**YOUR OBJECTIVE**
Quote the material below exactly as written, from the first line to the line that holds "plt.rcParams['mathtext.rm'] = 'Lato'", endpoints included.

**RECORDED DATA**
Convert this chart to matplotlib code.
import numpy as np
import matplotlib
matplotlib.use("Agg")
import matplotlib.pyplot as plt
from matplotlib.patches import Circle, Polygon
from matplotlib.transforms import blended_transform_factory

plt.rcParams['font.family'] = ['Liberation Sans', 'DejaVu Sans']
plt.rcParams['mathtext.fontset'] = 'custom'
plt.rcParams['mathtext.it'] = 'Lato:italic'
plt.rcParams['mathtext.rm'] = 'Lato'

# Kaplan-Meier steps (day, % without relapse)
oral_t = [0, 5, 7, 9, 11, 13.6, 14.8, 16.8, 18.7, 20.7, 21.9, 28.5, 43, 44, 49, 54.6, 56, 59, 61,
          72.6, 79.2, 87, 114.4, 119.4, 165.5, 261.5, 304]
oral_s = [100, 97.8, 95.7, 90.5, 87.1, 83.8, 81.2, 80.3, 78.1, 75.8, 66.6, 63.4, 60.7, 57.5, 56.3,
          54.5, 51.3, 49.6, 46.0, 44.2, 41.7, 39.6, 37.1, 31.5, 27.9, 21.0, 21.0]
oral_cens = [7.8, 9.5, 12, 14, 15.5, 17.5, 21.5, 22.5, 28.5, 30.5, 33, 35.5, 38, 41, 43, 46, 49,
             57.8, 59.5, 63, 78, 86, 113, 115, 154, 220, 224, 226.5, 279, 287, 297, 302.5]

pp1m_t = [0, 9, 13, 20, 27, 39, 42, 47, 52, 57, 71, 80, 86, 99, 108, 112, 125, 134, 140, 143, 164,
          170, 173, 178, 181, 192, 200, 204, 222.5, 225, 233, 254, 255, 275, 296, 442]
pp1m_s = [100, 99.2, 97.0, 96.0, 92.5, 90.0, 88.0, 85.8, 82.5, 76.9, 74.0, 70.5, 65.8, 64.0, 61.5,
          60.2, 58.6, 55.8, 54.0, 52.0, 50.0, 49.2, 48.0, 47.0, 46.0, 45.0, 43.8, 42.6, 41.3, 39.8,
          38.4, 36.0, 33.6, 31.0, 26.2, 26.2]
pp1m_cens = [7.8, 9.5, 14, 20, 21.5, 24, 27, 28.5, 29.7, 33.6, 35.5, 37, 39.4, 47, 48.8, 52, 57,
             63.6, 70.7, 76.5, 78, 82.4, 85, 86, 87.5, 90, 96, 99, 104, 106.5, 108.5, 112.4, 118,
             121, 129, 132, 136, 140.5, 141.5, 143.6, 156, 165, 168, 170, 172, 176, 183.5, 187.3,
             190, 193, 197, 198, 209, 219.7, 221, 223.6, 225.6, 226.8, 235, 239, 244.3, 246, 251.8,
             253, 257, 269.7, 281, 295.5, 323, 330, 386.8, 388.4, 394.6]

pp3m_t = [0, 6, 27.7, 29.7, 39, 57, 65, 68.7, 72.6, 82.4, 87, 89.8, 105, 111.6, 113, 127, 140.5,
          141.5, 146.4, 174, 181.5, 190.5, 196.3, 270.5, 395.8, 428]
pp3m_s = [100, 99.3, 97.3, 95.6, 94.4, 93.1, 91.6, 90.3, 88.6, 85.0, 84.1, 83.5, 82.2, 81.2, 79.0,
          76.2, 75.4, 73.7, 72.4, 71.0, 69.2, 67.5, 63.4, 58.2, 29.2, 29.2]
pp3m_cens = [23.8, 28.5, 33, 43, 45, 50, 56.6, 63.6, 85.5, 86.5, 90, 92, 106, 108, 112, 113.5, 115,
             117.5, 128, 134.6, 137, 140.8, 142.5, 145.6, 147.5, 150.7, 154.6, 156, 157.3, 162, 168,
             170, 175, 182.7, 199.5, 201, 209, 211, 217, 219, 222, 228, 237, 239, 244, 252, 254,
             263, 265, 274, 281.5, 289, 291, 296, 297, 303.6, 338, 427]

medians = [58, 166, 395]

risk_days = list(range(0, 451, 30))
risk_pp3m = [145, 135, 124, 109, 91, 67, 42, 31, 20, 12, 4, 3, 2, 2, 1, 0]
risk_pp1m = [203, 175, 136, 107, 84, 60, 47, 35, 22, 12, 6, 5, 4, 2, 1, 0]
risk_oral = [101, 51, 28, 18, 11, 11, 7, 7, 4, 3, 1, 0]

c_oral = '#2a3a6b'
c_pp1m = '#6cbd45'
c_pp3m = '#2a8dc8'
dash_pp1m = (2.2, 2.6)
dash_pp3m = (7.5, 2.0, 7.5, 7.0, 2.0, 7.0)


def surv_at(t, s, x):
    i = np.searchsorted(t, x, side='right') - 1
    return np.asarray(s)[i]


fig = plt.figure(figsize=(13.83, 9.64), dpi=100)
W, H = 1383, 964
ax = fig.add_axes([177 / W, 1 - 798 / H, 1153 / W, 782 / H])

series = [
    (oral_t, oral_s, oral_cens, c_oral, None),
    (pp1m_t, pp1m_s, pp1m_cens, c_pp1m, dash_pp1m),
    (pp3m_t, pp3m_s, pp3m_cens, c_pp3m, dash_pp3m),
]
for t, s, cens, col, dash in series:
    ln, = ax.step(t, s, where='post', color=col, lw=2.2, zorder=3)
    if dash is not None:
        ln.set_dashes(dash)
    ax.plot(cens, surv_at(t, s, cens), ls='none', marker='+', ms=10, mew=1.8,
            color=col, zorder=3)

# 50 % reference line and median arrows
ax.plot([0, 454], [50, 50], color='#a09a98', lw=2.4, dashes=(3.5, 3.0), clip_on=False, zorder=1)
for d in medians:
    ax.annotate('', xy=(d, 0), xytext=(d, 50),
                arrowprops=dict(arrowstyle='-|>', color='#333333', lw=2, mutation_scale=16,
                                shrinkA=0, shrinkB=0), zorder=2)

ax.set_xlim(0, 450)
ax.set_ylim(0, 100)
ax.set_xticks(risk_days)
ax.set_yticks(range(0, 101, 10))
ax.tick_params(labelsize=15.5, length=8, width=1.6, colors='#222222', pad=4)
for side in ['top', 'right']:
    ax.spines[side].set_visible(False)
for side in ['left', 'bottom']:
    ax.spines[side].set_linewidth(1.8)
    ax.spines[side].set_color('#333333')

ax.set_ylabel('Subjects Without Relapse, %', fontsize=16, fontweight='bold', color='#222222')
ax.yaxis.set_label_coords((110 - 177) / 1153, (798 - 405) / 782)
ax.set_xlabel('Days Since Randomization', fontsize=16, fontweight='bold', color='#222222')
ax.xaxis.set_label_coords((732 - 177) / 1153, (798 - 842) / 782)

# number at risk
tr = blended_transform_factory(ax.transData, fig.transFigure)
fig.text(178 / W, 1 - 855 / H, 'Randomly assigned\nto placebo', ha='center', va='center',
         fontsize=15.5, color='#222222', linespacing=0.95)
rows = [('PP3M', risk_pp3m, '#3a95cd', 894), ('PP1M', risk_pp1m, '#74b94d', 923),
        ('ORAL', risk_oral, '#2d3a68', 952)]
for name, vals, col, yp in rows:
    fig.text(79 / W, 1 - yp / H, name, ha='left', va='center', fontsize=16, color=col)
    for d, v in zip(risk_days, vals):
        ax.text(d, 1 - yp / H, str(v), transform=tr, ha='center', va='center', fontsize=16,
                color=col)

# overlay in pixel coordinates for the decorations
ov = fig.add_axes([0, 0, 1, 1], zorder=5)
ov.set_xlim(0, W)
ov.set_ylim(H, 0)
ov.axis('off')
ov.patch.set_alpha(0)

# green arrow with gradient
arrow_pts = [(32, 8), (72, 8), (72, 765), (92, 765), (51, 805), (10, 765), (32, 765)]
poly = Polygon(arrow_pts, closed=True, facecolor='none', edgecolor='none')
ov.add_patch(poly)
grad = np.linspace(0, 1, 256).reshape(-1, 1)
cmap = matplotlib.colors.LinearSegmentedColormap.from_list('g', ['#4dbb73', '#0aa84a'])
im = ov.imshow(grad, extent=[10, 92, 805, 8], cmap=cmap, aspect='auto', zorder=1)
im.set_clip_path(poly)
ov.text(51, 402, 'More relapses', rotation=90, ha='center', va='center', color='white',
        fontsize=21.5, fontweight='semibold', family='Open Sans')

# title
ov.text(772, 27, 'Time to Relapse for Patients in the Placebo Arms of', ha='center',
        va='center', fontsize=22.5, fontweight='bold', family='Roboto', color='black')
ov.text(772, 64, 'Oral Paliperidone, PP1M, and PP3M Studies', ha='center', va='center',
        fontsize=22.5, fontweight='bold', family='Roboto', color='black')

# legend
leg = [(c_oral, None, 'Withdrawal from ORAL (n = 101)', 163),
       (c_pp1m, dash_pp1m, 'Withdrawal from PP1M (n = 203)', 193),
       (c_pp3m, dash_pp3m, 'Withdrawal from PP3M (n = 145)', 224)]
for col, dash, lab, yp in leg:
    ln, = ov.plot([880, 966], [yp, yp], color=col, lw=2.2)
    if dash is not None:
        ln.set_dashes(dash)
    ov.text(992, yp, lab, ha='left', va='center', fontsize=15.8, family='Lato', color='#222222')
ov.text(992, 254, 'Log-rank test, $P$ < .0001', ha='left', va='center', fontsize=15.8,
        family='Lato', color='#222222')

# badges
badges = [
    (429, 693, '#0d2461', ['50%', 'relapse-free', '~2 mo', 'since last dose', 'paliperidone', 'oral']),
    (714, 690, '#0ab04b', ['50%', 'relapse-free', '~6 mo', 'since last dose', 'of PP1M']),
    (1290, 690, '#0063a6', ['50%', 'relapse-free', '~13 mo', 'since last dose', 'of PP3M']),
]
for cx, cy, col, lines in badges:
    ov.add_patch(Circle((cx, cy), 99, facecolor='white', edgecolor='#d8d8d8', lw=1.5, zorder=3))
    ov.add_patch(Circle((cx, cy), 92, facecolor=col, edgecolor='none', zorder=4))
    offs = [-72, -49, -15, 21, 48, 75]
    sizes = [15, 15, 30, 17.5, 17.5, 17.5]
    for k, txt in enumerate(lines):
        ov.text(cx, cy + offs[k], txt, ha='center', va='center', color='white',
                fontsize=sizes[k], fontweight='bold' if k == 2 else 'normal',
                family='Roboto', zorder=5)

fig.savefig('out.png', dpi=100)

**ANSWER TO THIS PROBLEM**
Convert this chart to matplotlib code.
import numpy as np
import matplotlib
matplotlib.use("Agg")
import matplotlib.pyplot as plt
from matplotlib.patches import Circle, Polygon
from matplotlib.transforms import blended_transform_factory

plt.rcParams['font.family'] = ['Liberation Sans', 'DejaVu Sans']
plt.rcParams['mathtext.fontset'] = 'custom'
plt.rcParams['mathtext.it'] = 'Lato:italic'
plt.rcParams['mathtext.rm'] = 'Lato'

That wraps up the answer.